The very first PEB reaffirmed that the only way to change rates of pay was through the section six process, during a recession in 1938 Railroads attempted to impose a cut in wages as a response to a recession, the PEB said that workers under the RLA should not be;
"indirectly taxed to keep the roads running[that during] sudden crises of short duration the shock must be taken by the ownership and not the wage structure."
We must not let this injustice go unchallenged. We owe it to those we honor today. The Pilots tried to change this back in 2009. Obviously they did not get far, that time they appealed to Congress sense of fairness and asked for protection, Congress did nothing, this time we must all go in and demand our rights, and be prepared to take action if we are not treated the same as everyone else, airline workers must not be willing to remain in the back of the bus. Since the Judges cant read then we need to fill in the blanks. We need for our legislators to make it as clear as possible we need for them to amend sect 1167 as follows;
"Notwithstanding section 365 of this title, neither the court nor the trustee may change the wages or working conditions of employees of the debtor established by a collective bargaining agreement that is subject to the Railway Labor Act, Subchapters I and II, except in accordance with section 6 of such Act".

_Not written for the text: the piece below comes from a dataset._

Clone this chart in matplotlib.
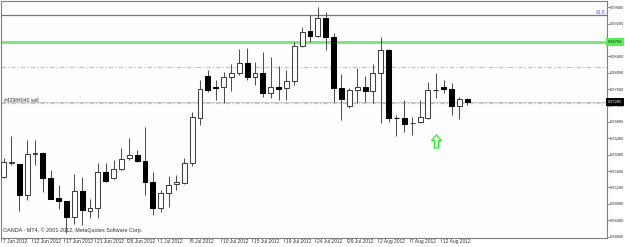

The first step in this fight is education. Read the RLA yourself, read the appellate court decision in the NWA vs AFA case (483F3d 160) and the minutes of the Hearing (Serial No.111-61 dec 16 2009) where Congressmen facetiously mocked Capt Sullenbeger as he testified as to why this law needs to be corrected. Spread the discussion to co-workers, friends and family. This way if we are forced to take action people will have a pretty good idea why.
Then demand that your Unions start to aggressively pursue having the Government modify Sect 1167 to include the Airlines as was the intent of the RLA. Last time the Pilots did not get much support, the other Unions were more intent on changing the whole bankruptcy process and obtaining special protections for Unions instead of first at least making sure that all Unions are at least afforded the same rights. It is unlikely that Unions will get special protections after all only 7% of the private sector workforce belong to Unions, but everyone should have the same rights.
Finally, if our attempts at gaining equal rights in Bankruptcy fail then we need to pressure our Unions into talking organized action to disrupt the economy by selectively coordinating the withdrawl of our labor. That is exactly what led to the creation of the RLA and much of our Civil Rights legislation, it is a proven method. Why should we support a system that does not treat us as equals? That treats our desire to provide an acceptable and commensurate standard of living as subservient to a corporations desire for ever increasing profit margins?
They died to protect our rights and way of life. No one ever said because they died the fight would be over.